Liven Up Your Fruit Bowl With These Exotic Delicacies


Exotic fruits are becoming more popular because of their intense flavours, health benefits and beautiful appearance. While everyone has tried pineapple and pomegranate, new and delicious fruits appear all the time. Liven up your fruit bowl with these exotic delicacies, and treat yourself to a tropical feast.
Persimmons

Persimmons, also known as kakis or sharon fruit, are originally from China and Japan. The fruit look like orange tomatoes, but are incredibly sweet when ripe. Persimmons come into season during November, and last for two or three months. Consume your fruit once they soften, and the skin turn translucent. Take care eating persimmons and kakis, as they can be very bitter unless completely ripe. Eat your persimmons fresh, or use them to make pies and jellies. The Chinese dry persimmons to guarantee a supply throughout the year.
Persimmons are rich in the vitamin A precursor betacarotene, as well as magnesium, potassium and fibre. They also contain natural polyphenol antioxidants, which may protect your body from free radicals.
In Japan, the persimmon tree is a symbol of winter. Its leaves drop during the fall, leaving the beautiful fruit to ripen on bare branches.

Mangosteens

Known as the queen of fruits, the mangosteen is a delicious tropical treat from Indonesia. It looks like a small purple apple with a crown of green leaves. Break open your fruit when its inedible rind goes slightly soft. Inside is a ring of white fruit segments that looks like a tangerine. Mangosteen is both sweet and tart, and tastes somewhere between a peach and a pineapple.
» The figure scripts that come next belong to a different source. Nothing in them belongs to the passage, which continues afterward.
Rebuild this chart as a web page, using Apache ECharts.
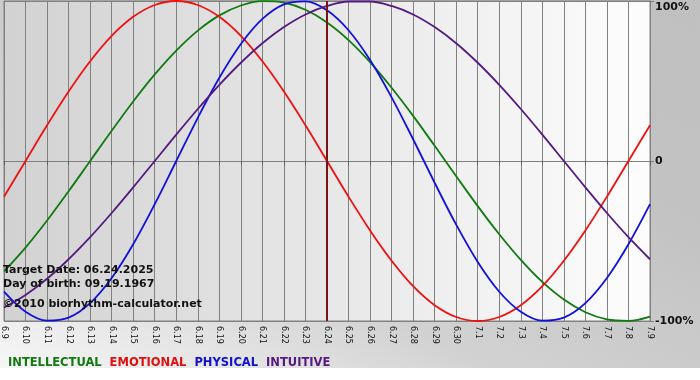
<!DOCTYPE html>
<html>
<head>
<meta charset="utf-8">
<script src="https://cdn.jsdelivr.net/npm/echarts@6/dist/echarts.min.js"></script>
<style>
  html, body { margin: 0; padding: 0; background: #ffffff; }
  #wrap { position: relative; width: 700px; height: 380px; }
  #bg { position: absolute; left: 0; top: 0; width: 700px; height: 368px;
        background: linear-gradient(to top right, #f6f6f6 0%, #d2d2d2 35%, #c2c2c2 70%, #c0c0c0 100%); }
  #chart { position: absolute; left: 0; top: 0; width: 700px; height: 380px; }
</style>
</head>
<body>
<div id="wrap"><div id="bg"></div><div id="chart"></div></div>
<script>
const categories = ['6.9','6.10','6.11','6.12','6.13','6.14','6.15','6.16','6.17','6.18','6.19','6.20','6.21','6.22','6.23','6.24','6.25','6.26','6.27','6.28','6.29','6.30','7.1','7.2','7.3','7.4','7.5','7.6','7.7','7.8','7.9'];
const intellectual = [-69.0,-54.1,-37.2,-18.9,0,18.9,37.2,54.1,69.0,81.5,91.0,97.2,99.9,99.0,94.5,86.6,75.6,61.8,45.8,28.2,9.5,-9.5,-28.2,-45.8,-61.8,-75.6,-86.6,-94.5,-99.0,-99.9,-97.2];
const emotional = [-22.3,0,22.3,43.4,62.3,78.2,90.1,97.5,100,97.5,90.1,78.2,62.3,43.4,22.3,0,-22.3,-43.4,-62.3,-78.2,-90.1,-97.5,-100,-97.5,-90.1,-78.2,-62.3,-43.4,-22.3,0,22.3];
const physical = [-81.7,-94.2,-99.8,-97.9,-88.8,-73.1,-52.0,-27.0,0,27.0,52.0,73.1,88.8,97.9,99.8,94.2,81.7,63.1,39.8,13.6,-13.6,-39.8,-63.1,-81.7,-94.2,-99.8,-97.9,-88.8,-73.1,-52.0,-27.0];
const intuitive = [-91.6,-83.7,-73.6,-61.4,-47.6,-32.5,-16.5,0,16.5,32.5,47.6,61.4,73.6,83.7,91.6,96.9,99.7,99.7,96.9,91.6,83.7,73.6,61.4,47.6,32.5,16.5,0,-16.5,-32.5,-47.6,-61.4];
const targetDate = '6.24';
const yTicks = {'100': '100%', '0': '0', '-100': '-100%'};
const infoLines = ['Target Date: 06.24.2025', 'Day of birth: 09.19.1967', '\u00a92010 biorhythm-calculator.net'];

const FONT = 'DejaVu Sans';
const chart = echarts.init(document.getElementById('chart'), null, {renderer: 'canvas'});

function line(name, data, color, extra) {
  return Object.assign({
    name: name, type: 'line', data: data, smooth: 0.35, symbol: 'none',
    lineStyle: {color: color, width: 1.8}, itemStyle: {color: color}, z: 3
  }, extra || {});
}

chart.setOption({
  backgroundColor: 'transparent',
  animation: false,
  grid: {
    left: 1, right: 50, top: 1, bottom: 59, show: true,
    borderColor: '#808080', borderWidth: 1,
    backgroundColor: {type: 'linear', x: 0, y: 0, x2: 1, y2: 0,
      colorStops: [{offset: 0, color: '#d2d2d2'}, {offset: 1, color: '#fdfdfd'}]}
  },
  legend: {
    left: 3, top: 357, padding: 0, itemWidth: 0, itemHeight: 0, itemGap: 3,
    selectedMode: false,
    textStyle: {fontFamily: FONT, fontWeight: 'bold', fontSize: 11.5, padding: 0},
    data: [
      {name: 'INTELLECTUAL', icon: 'none', textStyle: {color: '#117a11'}},
      {name: 'EMOTIONAL', icon: 'none', textStyle: {color: '#e01010'}},
      {name: 'PHYSICAL', icon: 'none', textStyle: {color: '#1010d0'}},
      {name: 'INTUITIVE', icon: 'none', textStyle: {color: '#551a80'}}
    ]
  },
  xAxis: {
    type: 'category', data: categories, boundaryGap: false,
    axisLine: {show: true, lineStyle: {color: '#808080'}},
    axisTick: {show: true, length: 4, lineStyle: {color: '#606060'}},
    splitLine: {show: true, lineStyle: {color: '#808080', width: 1}},
    axisLabel: {rotate: -90, interval: 0, fontFamily: FONT, fontSize: 8, color: '#111', margin: 5}
  },
  yAxis: {
    type: 'value', position: 'right', min: -100, max: 100, interval: 100,
    axisLine: {show: true, lineStyle: {color: '#808080'}},
    axisTick: {show: true, length: 4, lineStyle: {color: '#808080'}},
    splitLine: {show: true, lineStyle: {color: '#808080'}},
    axisLabel: {
      margin: 5, fontFamily: FONT, fontWeight: 'bold', fontSize: 11, color: '#111',
      formatter: function (v) {
        const t = yTicks[String(v)] || '';
        if (v === 100) return '{top|' + t + '}';
        return t;
      },
      rich: {top: {fontFamily: FONT, fontWeight: 'bold', fontSize: 11, color: '#111', padding: [12, 0, 0, 0]}}
    }
  },
  graphic: infoLines.map(function (t, i) {
    return {
      type: 'text', left: 3, top: [265, 279, 299][i], z: 10,
      style: {text: t, fontFamily: FONT, fontWeight: 'bold', fontSize: 11, fill: '#111'}
    };
  }),
  series: [
    line('INTELLECTUAL', intellectual, '#117a11'),
    line('EMOTIONAL', emotional, '#ee1111'),
    line('PHYSICAL', physical, '#1111dd'),
    line('INTUITIVE', intuitive, '#551a80', {
      markLine: {
        silent: true, symbol: 'none', label: {show: false},
        lineStyle: {color: '#7a1515', width: 2, type: 'solid'},
        data: [{xAxis: targetDate}]
      }
    })
  ]
});
</script>
</body>
</html>
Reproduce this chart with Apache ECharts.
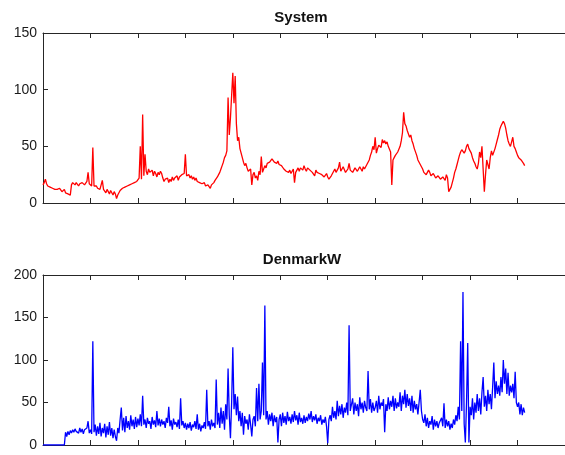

Mangosteens have gained something of a reputation as a superfruit. This is because their rind contains antioxidant chemicals called xanthones. These are effective antioxidants in the laboratory, but as yet nobody has proved that they have any effect on us when eaten. When you eat fresh mangosteens you can’t eat the rind anyway. Mangosteens are worth buying for their intense flavour, rather than for any possible health benefits.

Mangosteens are known as the queen of fruits because Queen Victoria once offered a huge reward to anyone who could bring her one.

Guava

The guava is a small tree or shrub from the tropical Americas. It produces oval fruit up to four inches long that are green, yellow or red when ripe. Some people find the rich scent of ripe guava fruit overpowering. It can fill a room and hang around for days! Wait until your guavas are soft to the touch before eating them. Remove the ends and the thin skin with a potato peeler. Eat the remaining white or pink rind and the seeds in the centre. Consume guavas fresh, or use them to make fruit salads, smoothies and jellies. In Asia, people dip them in chilli powder and salt.

Guavas are high in fibre, vitamin A, vitamin C and folic acid. One guava contains four times as much vitamin C as an orange. They are also excellent sources of mineral such as potassium and copper. Guavas with pink flesh also contain polyphenols and carotenoids, which may have healthy, antioxidant properties.